Wealth as Preparation
Under ordinary conditions, extreme wealth accumulation reads as status, or power, or the spoils of a game well played. But the frame shifts once you accept that physical limits are real and the system is heading toward contraction. At that point, the logic of accumulation changes character entirely. It is no longer about winning. It is about converting shared resources into private reserves before the conversion becomes impossible.
Viewed this way, the bunker is not a departure from the pursuit of wealth. It is its destination. Every additional billion is square footage. Every resource acquired is one less available to everyone else when scarcity becomes undeniable. The fortified compound is just the moment that logic stops being abstract and gets concrete and physical — when the accumulated buffer is finally turned into walls.
The timeline is worth sitting with. Limits to Growth established the trajectory in 1972. The decades of wealth concentration that followed — the specific, dramatic shape of it, accelerating precisely as ecological data became more granular and more alarming — looks different once you place those two things next to each other. The divergence between the very wealthy and everyone else did not happen despite awareness of ecological limits. It happened alongside it, and at pace with it.
This does not require anyone to have sat down and said: the system is ending, I will extract as much as possible before it does. It only requires that the incentives consistently rewarded that behavior. Which they did. Which they do.
Why the Absence of a Plan Is the Point
The conspiratorial reading of all this is the weaker one, and not just because it’s harder to prove. It’s weaker because it lets the system off the hook. Conspiracies can be exposed. Coordinators can be held accountable. Plans can be disrupted.
What Skinner described is harder to address than any of that. Systems that reward certain behaviors produce those behaviors without anyone deciding to produce them. Capital flows toward returns. Ideology consolidates around whatever makes existing arrangements feel natural. The people who benefit from a particular set of conditions will tend to maintain those conditions — not through malice or even awareness, but because that is what systems do. The cage doesn’t need a builder. It just needs to keep working.

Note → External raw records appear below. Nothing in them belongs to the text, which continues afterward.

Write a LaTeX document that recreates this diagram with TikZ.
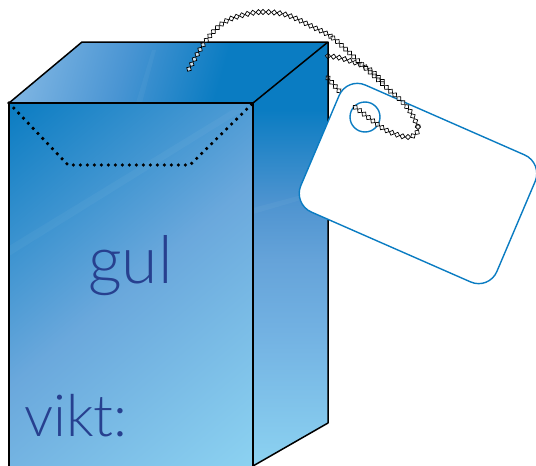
\documentclass[tikz,border=0pt]{standalone}
\usepackage{fontspec}
\setmainfont{Lato Light}
\usetikzlibrary{decorations.markings}
\definecolor{boxdark}{HTML}{0A7CC2}
\definecolor{boxmid}{HTML}{6AA8DC}
\definecolor{boxlight}{HTML}{8CD2F1}
\definecolor{topl}{HTML}{80B6E3}
\definecolor{topm}{HTML}{4A95D3}
\definecolor{sidea}{HTML}{4F94D0}
\definecolor{sidem}{HTML}{65A3D9}
\definecolor{sidel}{HTML}{72B1E2}
\definecolor{ink}{HTML}{27408F}
\definecolor{tagblue}{HTML}{0A7CC2}
\pgfdeclareverticalshading{topface}{100bp}{color(0bp)=(boxdark);color(41.9bp)=(boxdark);color(57bp)=(topm);color(72.6bp)=(topl);color(100bp)=(topl)}
\pgfdeclareverticalshading{sideface}{100bp}{color(0bp)=(boxlight);color(25bp)=(boxlight);color(41bp)=(sidel);color(49.3bp)=(sidem);color(55.9bp)=(sidea);color(67bp)=(boxdark);color(100bp)=(boxdark)}
\tikzset{
  edge/.style={draw=black,line width=1.5pt,line join=round},
  dots/.style={draw=black,line width=3.6pt,line cap=round,dash pattern=on 0pt off 7pt},
  streak/.style={fill=white,opacity=.04},
  tagline/.style={draw=tagblue,line width=1.4pt},
  label/.style={text=ink,inner sep=0pt,anchor=base west},
  chain/.style={postaction={decorate},decoration={markings,
    mark=between positions 0pt and -0.1pt step 5.6pt with {
      \draw[black,line width=.7pt,fill=white,fill opacity=.75] (-2.6pt,0pt)--(0pt,2.6pt)--(2.6pt,0pt)--(0pt,-2.6pt)--cycle;}}}
}
\begin{document}
\begin{tikzpicture}[x=1pt,y=-1pt]
\useasboundingbox (0,0) rectangle (536,466);
% faces
\begin{scope}
\clip (9,103)--(253,103)--(253,466)--(9,466)--cycle;
\shade[top color=boxdark,bottom color=boxlight,middle color=boxmid,shading angle=40]
  (-87,66.5) rectangle (349,502.5);
\end{scope}
\begin{scope}
\clip (9,103)--(82,42)--(328,42)--(253,103)--cycle;
\shade[shading=topface,shading angle=74] (8.5,-87.5) rectangle (328.5,232.5);
\end{scope}
\shade[shading=sideface]
  (253,103)--(328,42)--(328,423)--(253,466)--cycle;
% streaks
\fill[streak] (9,246)--(232,110)--(244,110)--(9,256)--cycle;
\fill[streak] (152,50)--(136,103)--(142,103)--(156,50)--cycle;
\fill[streak] (253,208)--(328,188)--(328,192)--(253,214)--cycle;
% strands behind the tag
\path[chain] (328,56) .. controls (337,57) and (342,58) .. (347,60) .. controls (354,62) and (360,64) .. (367,68) .. controls (373,71) and (378,77) .. (383,82);
\path[chain] (328,78) -- (340,92);
% outlines
\draw[edge] (9,466)--(9,103)--(253,103)--(253,466);
\draw[edge] (9,103)--(82,42)--(328,42)--(253,103);
\draw[edge] (328,42)--(328,423)--(253,466);
\draw[dots] (9,103)--(68,165)--(190,165)--(253,103);
% tag
\draw[tagline,fill=white,rounded corners=20pt] (347,77)--(543,163)--(489,290)--(293,204)--cycle;
\draw[tagline] (365,117) circle (15);
% string
\path[chain] (189,69) .. controls (191.7,64.5) and (199.3,49.7) .. (205,42)
 .. controls (210.7,34.3) and (216.7,27.5) .. (223,23)
 .. controls (229.3,18.5) and (236.3,16.8) .. (243,15)
 .. controls (249.7,13.2) and (255.7,12) .. (263,12);
\path[chain] (263,12)
 .. controls (270.3,12) and (278.7,12.5) .. (287,15)
 .. controls (295.3,17.5) and (305.3,23.2) .. (313,27)
 .. controls (320.7,30.8) and (325.7,32.5) .. (333,38);
\path[chain] (333,38)
 .. controls (340.3,43.5) and (348,51.7) .. (357,60)
 .. controls (366,68.3) and (378.7,80.2) .. (387,88)
 .. controls (395.3,95.8) and (401.8,100.5) .. (407,107)
 .. controls (412.2,113.5) and (416.3,122.7) .. (418,127);
\path[chain] (418,127) -- (418,131) -- (416,134) -- (412,136.5) -- (408,137);
\path[chain] (408,137)
 .. controls (403.5,137.2) and (395.2,134.2) .. (390,132)
 .. controls (384.8,129.8) and (382.8,128.2) .. (377,124)
 .. controls (371.2,119.8) and (362.3,112.7) .. (355,107);
% labels
\node[label,font=\fontsize{66}{66}\selectfont] (gul) at (88,283) {gul};
\node[label,font=\fontsize{58}{58}\selectfont] (vikt) at (24,436) {vikt:};
\end{tikzpicture}
\end{document}
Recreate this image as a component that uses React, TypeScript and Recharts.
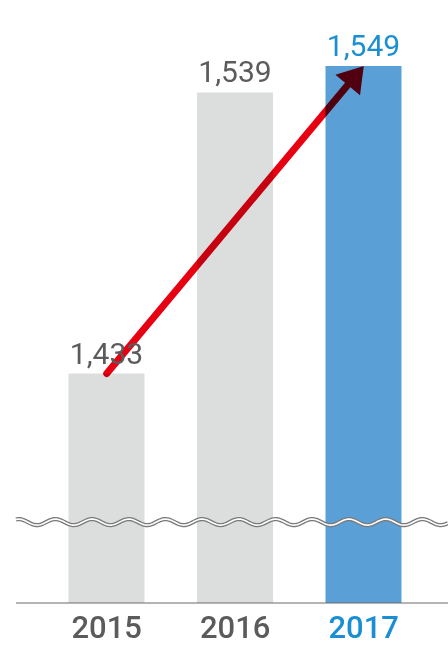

The bunker builders are not villains in a story that requires villains. They are organisms that have successfully read and responded to their environment — an environment they also had significant influence in shaping. The absence of a central plan is not an exoneration. It is a description of how this kind of power actually works: not by conspiracy, but by the systematic production of conditions in which certain outcomes are simply easier than others.
Skinner’s actual argument — the one buried under fifty years of professional dismissal and bad-faith weaponization — was not that people don’t matter. It was that people are not islands. We are shaped by systems we did not choose, responding to pressures we mostly did not design. That is not a diminishment. It is a description of where the leverage actually is. Systems can be changed. Environments can be redesigned.
Recognizing the conditions you are operating inside is not the same as escaping them — but it is not nothing. It changes what you consent to, what you normalize, what you treat as inevitable. And at sufficient scale, that shift in relationship is what precedes any shift in structure. Every system that ever changed had people inside it who stopped behaving as if it was permanent before it actually stopped being permanent. That is not a small thing. That is where it always starts.